## EXERCISE PROMPT
Pick out each line with the word "document" from the material that follows.

## MATERIAL
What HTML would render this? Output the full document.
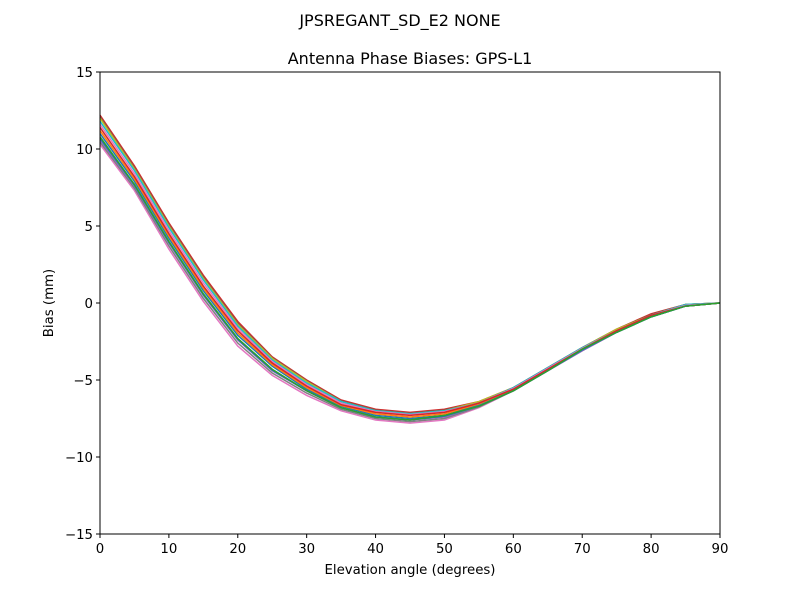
<!DOCTYPE html>
<html><head><meta charset="utf-8"><style>
body{margin:0;background:#fff;}
svg text{font-family:"DejaVu Sans","Liberation Sans",sans-serif;fill:#000;}
</style></head><body>
<svg id="chart" width="800" height="600" xmlns="http://www.w3.org/2000/svg">
<rect width="800" height="600" fill="#fff"/>
<text x="400" y="26" font-size="16" text-anchor="middle">JPSREGANT_SD_E2 NONE</text>
<text x="410" y="64" font-size="16" text-anchor="middle">Antenna Phase Biases: GPS-L1</text>
<g id="lines"></g>
<g id="axes"></g>
<rect x="100" y="72" width="620" height="462" fill="none" stroke="#000" stroke-width="1"/>
<text x="410" y="574" font-size="13.3" text-anchor="middle">Elevation angle (degrees)</text>
<text transform="translate(53,303) rotate(-90)" font-size="13.3" text-anchor="middle">Bias (mm)</text>
</svg>
<script>
const elevations=[0,5,10,15,20,25,30,35,40,45,50,55,60,65,70,75,80,85,90];
const xTicks=[0,10,20,30,40,50,60,70,80,90];
const yTicks=[-15,-10,-5,0,5,10,15];
const s1=[12.2,8.9,5.2,1.8,-1.2,-3.5,-5.0,-6.3,-6.9,-7.1,-6.9,-6.4,-5.5,-4.2,-2.9,-1.7,-0.7,-0.1,0];
const s2=[11.8,8.6,4.9,1.5,-1.5,-3.7,-5.2,-6.4,-7.0,-7.2,-7.0,-6.5,-5.5,-4.2,-2.9,-1.8,-0.8,-0.1,0];
const s3=[11.4,8.2,4.5,1.1,-1.8,-3.9,-5.4,-6.6,-7.1,-7.3,-7.1,-6.5,-5.6,-4.3,-3.0,-1.8,-0.8,-0.2,0];
const s4=[11.0,7.9,4.2,0.8,-2.1,-4.1,-5.6,-6.7,-7.3,-7.5,-7.3,-6.6,-5.6,-4.3,-3.0,-1.9,-0.9,-0.2,0];
const s5=[10.6,7.6,3.9,0.5,-2.4,-4.4,-5.7,-6.8,-7.4,-7.6,-7.4,-6.7,-5.7,-4.4,-3.1,-1.9,-0.9,-0.2,0];
const s6=[10.3,7.3,3.5,0.1,-2.8,-4.7,-6.0,-7.0,-7.6,-7.8,-7.6,-6.8,-5.7,-4.4,-3.1,-1.9,-0.9,-0.2,0];
const s7=[12.0,8.7,5.0,1.6,-1.4,-3.6,-5.1,-6.4,-7.0,-7.2,-7.0,-6.4,-5.5,-4.2,-2.9,-1.7,-0.8,-0.1,0];
const s8=[10.8,7.7,4.0,0.6,-2.3,-4.3,-5.7,-6.8,-7.4,-7.6,-7.3,-6.7,-5.7,-4.4,-3.0,-1.9,-0.9,-0.2,0];
const s9=[10.45,7.45,3.7,0.3,-2.6,-4.55,-5.85,-6.9,-7.5,-7.7,-7.5,-6.75,-5.7,-4.4,-3.1,-1.9,-0.9,-0.2,0];
const s10=[11.6,8.4,4.7,1.3,-1.65,-3.8,-5.3,-6.5,-7.05,-7.25,-7.05,-6.5,-5.55,-4.25,-2.95,-1.8,-0.8,-0.15,0];
const s11=[11.2,8.05,4.35,0.95,-1.95,-4.0,-5.5,-6.65,-7.2,-7.4,-7.2,-6.55,-5.6,-4.3,-3.0,-1.85,-0.85,-0.2,0];
const s12=[12.1,8.8,5.1,1.7,-1.3,-3.55,-5.05,-6.35,-6.95,-7.15,-6.95,-6.45,-5.5,-4.2,-2.9,-1.7,-0.75,-0.1,0];
const s13=[10.7,7.65,3.95,0.55,-2.35,-4.35,-5.7,-6.8,-7.4,-7.6,-7.35,-6.7,-5.7,-4.4,-3.05,-1.9,-0.9,-0.2,0];
const series=[s6,s9,s1,s12,s5,s7,s4,s11,s2,s10,s3,s13,s8];
const colors=["#e377c2","#7f7f7f","#d62728","#8c564b","#9467bd","#bcbd22","#1f77b4","#ff7f0e","#17becf","#e377c2","#d62728","#1f77b4","#2ca02c"];
const NS="http://www.w3.org/2000/svg";
const X0=100,X1=720,Y0=534,Y1=72;
function sx(v){return X0+(v-0)/(90-0)*(X1-X0);}
function sy(v){return Y0-(v+15)/30*(Y0-Y1);}
const lines=document.getElementById('lines');
series.forEach((s,i)=>{
  const p=document.createElementNS(NS,'polyline');
  p.setAttribute('points',s.map((v,j)=>sx(elevations[j])+','+sy(v)).join(' '));
  p.setAttribute('fill','none');p.setAttribute('stroke',colors[i%colors.length]);p.setAttribute('stroke-width','1.5');
  
  
  lines.appendChild(p);
});
const ax=document.getElementById('axes');
xTicks.forEach(t=>{
  const l=document.createElementNS(NS,'line');
  l.setAttribute('x1',sx(t));l.setAttribute('x2',sx(t));l.setAttribute('y1',Y0);l.setAttribute('y2',Y0+4);l.setAttribute('stroke','#000');
  
  
  ax.appendChild(l);
  const tx=document.createElementNS(NS,'text');
  tx.setAttribute('x',sx(t));tx.setAttribute('y',Y0+19);tx.setAttribute('font-size','13.3');tx.setAttribute('text-anchor','middle');
  tx.textContent=t;
  
  
  ax.appendChild(tx);
});
yTicks.forEach(t=>{
  const l=document.createElementNS(NS,'line');
  l.setAttribute('x1',X0-4);l.setAttribute('x2',X0);l.setAttribute('y1',sy(t));l.setAttribute('y2',sy(t));l.setAttribute('stroke','#000');
  
  
  ax.appendChild(l);
  const tx=document.createElementNS(NS,'text');
  tx.setAttribute('x',X0-7);tx.setAttribute('y',sy(t)+5);tx.setAttribute('font-size','13.3');tx.setAttribute('text-anchor','end');
  tx.textContent=t<0?'\u2212'+Math.abs(t):t;
  
  
  ax.appendChild(tx);
});
</script>
</body></html>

## COMPLETED TASK
What HTML would render this? Output the full document.
const lines=document.getElementById('lines');
  const p=document.createElementNS(NS,'polyline');
const ax=document.getElementById('axes');
  const l=document.createElementNS(NS,'line');
  const tx=document.createElementNS(NS,'text');
  const l=document.createElementNS(NS,'line');
  const tx=document.createElementNS(NS,'text');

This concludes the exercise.